The focus on the weekly 30-minute ritual of Prime Minister’s Questions as the be-all-and-end-all of political debate is itself a sign of the times. Although it is often talked about as an historical parliamentary tradition, the modern form of PMQs only dates from 1961. The stage-managed clash of personalities between the prime minister of the day and the leader of the opposition has grown in importance as the scale of political life has shrunk. Politics has become more about making a noise in the media than leading movements in society. And the bunfight at the PMQs corral, which was recorded from the Seventies and televised from the Eighties, has become the one aspect of parliamentary politics guaranteed to make the news. Little wonder that it was Tony Blair, New Labour premier and master of showbiz politics, who changed Prime Minister’s Questions from a twice-weekly 15-minute debate to one 30-minute media-focused blockbuster.
Yet it would be wrong to imagine that loud ‘testosterone-fuelled’ arguments at PMQs are entirely new. In the past, they could often be heated affairs. The difference was that there were real political principles and differences at stake, which meant the debates could generate light as well as heat. Whether in opposition or in government from 1963 to 1976, Labour leader, grammar-school boy and political ‘yob’ Harold Wilson tore into the other side, ridiculing Tory grandee and public-school twit Sir Alec Douglas Home and hammering Home’s successor as Conservative leader, Edward Heath (another grammar-school boy).

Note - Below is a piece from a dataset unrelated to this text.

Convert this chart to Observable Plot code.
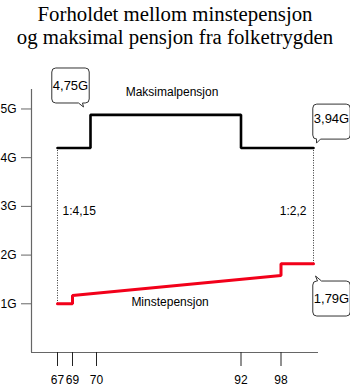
<!DOCTYPE html>
<html><head><meta charset="utf-8">
<script src="https://cdn.jsdelivr.net/npm/d3@7"></script>
<script src="https://cdn.jsdelivr.net/npm/@observablehq/plot@0.6"></script>
<style>
body{margin:0;background:#fff;width:350px;height:389px;overflow:hidden}
#title{font-family:"Liberation Serif","Times New Roman",serif;font-size:20.8px;line-height:23px;text-align:center;height:53px;padding-top:2px;color:#000}
#chart svg{display:block}
</style></head><body>
<div id="title">Forholdet mellom minstepensjon<br>og maksimal pensjon fra folketrygden</div>
<div id="chart"></div>
<script>
// ---- data ----
const xTicks = [67, 69, 70, 92, 98];
const yTicks = [1, 2, 3, 4, 5];
const maxYears  = [67, 69.75, 69.75, 92, 92, 103];
const maxValues = [4.2, 4.2, 4.88, 4.88, 4.2, 4.2];
const minYears  = [67, 69, 69, 98, 98, 103];
const minValues = [1.0, 1.0, 1.17, 1.58, 1.82, 1.82];
const seriesNames  = ["Maksimalpensjon", "Minstepensjon"];
const seriesYears  = [81.5, 81.2];
const seriesValues = [5.34, 1.03];
const ratioLabels = ["1:4,15", "1:2,2"];
const ratioYears  = [67, 103];
const ratioValue  = 2.9;
const calloutLabels = ["4,75G", "3,94G", "1,79G"];
const calloutYears  = [69.75, 103, 103];
const calloutValues = [4.88, 4.2, 1.82];

// the time axis of the original is not to scale: piecewise spacing of the years
const axisYears = [63, 67, 69, 70, 92, 98, 103, 104];
const axisSpacing = [0, 26, 41, 65, 209.5, 249.5, 282, 287];
const yearPos = d3.scaleLinear().domain(axisYears).range(axisSpacing);

// ---- derived tables ----
const maxData = maxYears.map((x, i) => ({x, y: maxValues[i]}));
const minData = minYears.map((x, i) => ({x, y: minValues[i]}));
const dotted = [
  {x: maxYears[0], y1: maxValues[0], y2: minValues[0]},
  {x: maxYears[maxYears.length - 1], y1: maxValues[maxValues.length - 1], y2: minValues[minValues.length - 1]}
];
const seriesData = seriesNames.map((t, i) => ({t, x: seriesYears[i], y: seriesValues[i]}));

// callout styling (offsets from the annotated point, tail geometry)
const calloutStyle = [
  {dx: -20, dy: -29, shift: 0, side: "bottom", a: 8, b: 12, tip: 13, len: 4},
  {dx: 18, dy: -29, shift: 3, side: "bottom", a: -15, b: -11, tip: -15, len: 4},
  {dx: 18, dy: 35, shift: 0, side: "top", a: -14, b: -10, tip: -16, len: 5}
];

const font = "'Liberation Sans', Arial, sans-serif";

const plot = Plot.plot({
  width: 350, height: 334,
  marginTop: 34, marginBottom: 37, marginLeft: 31, marginRight: 32,
  x: {type: "linear", transform: yearPos, domain: [0, 287]},
  y: {domain: [0, 5.4]},
  style: {fontFamily: font, fontSize: "12px", color: "#000", background: "#fff", overflow: "visible"},
  marks: [
    Plot.ruleX([axisYears[0]], {stroke: "#666", strokeWidth: 1.2}),
    Plot.ruleY([0], {stroke: "#666", strokeWidth: 1.2}),
    Plot.axisX(xTicks, {tickSize: 14, tickPadding: 9, tickFormat: d => String(d), label: null, stroke: "#222", fontSize: 12}),
    Plot.axisY(yTicks, {tickSize: 10, tickPadding: 5, tickFormat: d => d + "G", label: null, stroke: "#666", fontSize: 12}),
    Plot.ruleX(dotted, {x: "x", y1: "y1", y2: "y2", stroke: "#333", strokeWidth: 1, strokeDasharray: "1,1.5"}),
    Plot.line(maxData, {x: "x", y: "y", stroke: "#000", strokeWidth: 2.6, strokeLinejoin: "miter"}),
    Plot.line(minData, {x: "x", y: "y", stroke: "#f2001a", strokeWidth: 3, strokeLinejoin: "miter"}),
    Plot.text(seriesData, {x: "x", y: "y", text: "t", fontSize: 12}),
    Plot.text([0], {x: () => ratioYears[0], y: () => ratioValue, text: () => ratioLabels[0], textAnchor: "start", dx: 5, fontSize: 12}),
    Plot.text([1], {x: () => ratioYears[1], y: () => ratioValue, text: () => ratioLabels[1], textAnchor: "end", dx: -7, fontSize: 12}),
    ...calloutLabels.map((lab, i) => Plot.text([i], {
      x: () => calloutYears[i], y: () => calloutValues[i], text: () => lab,
      dx: calloutStyle[i].dx, dy: calloutStyle[i].dy, fontSize: 13
    }))
  ]
});
document.getElementById("chart").appendChild(plot);

// draw rounded callout boxes behind the callout labels
const texts = Array.from(plot.querySelectorAll("text"));
calloutLabels.forEach((lab, i) => {
  const st = calloutStyle[i];
  const t = texts.find(el => el.textContent === lab);
  if (!t) return;
  const bb = t.getBBox();
  const cx = bb.x + bb.width / 2;
  const cy = bb.y + bb.height / 2 + st.shift;
  const w = bb.width + 2, h = 35, r = 4;
  const x0 = cx - w / 2, x1 = cx + w / 2, y0 = cy - h / 2, y1 = cy + h / 2;
  let p = `M${x0 + r},${y0}`;
  if (st.side === "top") p += `L${cx + st.a},${y0}L${cx + st.tip},${y0 - st.len}L${cx + st.b},${y0}`;
  p += `L${x1 - r},${y0}Q${x1},${y0} ${x1},${y0 + r}L${x1},${y1 - r}Q${x1},${y1} ${x1 - r},${y1}`;
  if (st.side === "bottom") p += `L${cx + st.b},${y1}L${cx + st.tip},${y1 + st.len}L${cx + st.a},${y1}`;
  p += `L${x0 + r},${y1}Q${x0},${y1} ${x0},${y1 - r}L${x0},${y0 + r}Q${x0},${y0} ${x0 + r},${y0}Z`;
  const path = document.createElementNS("http://www.w3.org/2000/svg", "path");
  path.setAttribute("d", p);
  path.setAttribute("fill", "#fff");
  path.setAttribute("stroke", "#333");
  path.setAttribute("stroke-width", "1");
  const tr = t.getAttribute("transform");
  if (tr) path.setAttribute("transform", tr);
  t.parentNode.insertBefore(path, t);
});
</script>
</body></html>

Grammar-school-girl-turned-Tory-prime-minister Margaret Thatcher hardly fits Bercow’s idea of the delicate female MP, often seeming at her sharpest and shrillest while exchanging fire across the Commons during PMQs.
Nor is there necessarily anything wrong with using barbed insults to drive home a political point with some wit and pith. Back in 1990, the political instability in the Tory government was famously captured when new leader John Major stood up to take his first-ever PMQs, and veteran Labour leftie Dennis Skinner immediately shouted ‘Resign!’. The problem arises when the silly jokes and insults become a substitute for making a political argument rather than a means to that end.
No doubt there are plenty of ‘public-school twits’ in parliament today; Cameron is the first Tory prime minister in 50 years to have gone to public school, just as Blair was Labour’s first public-schooled PM in half a century. But the problem is less where the political elite came from than where they sit now, as members of a self-serving technocratic cross-party oligarchy that has no political roots in society and stands for little more than in its own perpetuation. Hooting like overgrown schoolboys for half an hour a week during PMQs is the closest most of them ever get to having a debate.
As for the supposedly ‘feminist’ argument that ‘testosterone-fuelled’ PMQs put women off politics: what could be more demeaning to women MPs than the notion that they are pathetic and delicate flowers incapable of holding their own? Just as the idea of making public arenas more ‘female-friendly’ has been used as the excuse to sanitise football, so it seems Bercow and Co would now like to use it as a pretext further to sanitise parliamentary politics.
There are problems with the empty charade of mainstream politics so profound that it might seem the only possible solution would be to tear the House of Commons down and start again. But none of these problems are going to be addressed by ordering MPs to improve their etiquette and mind their PMQs.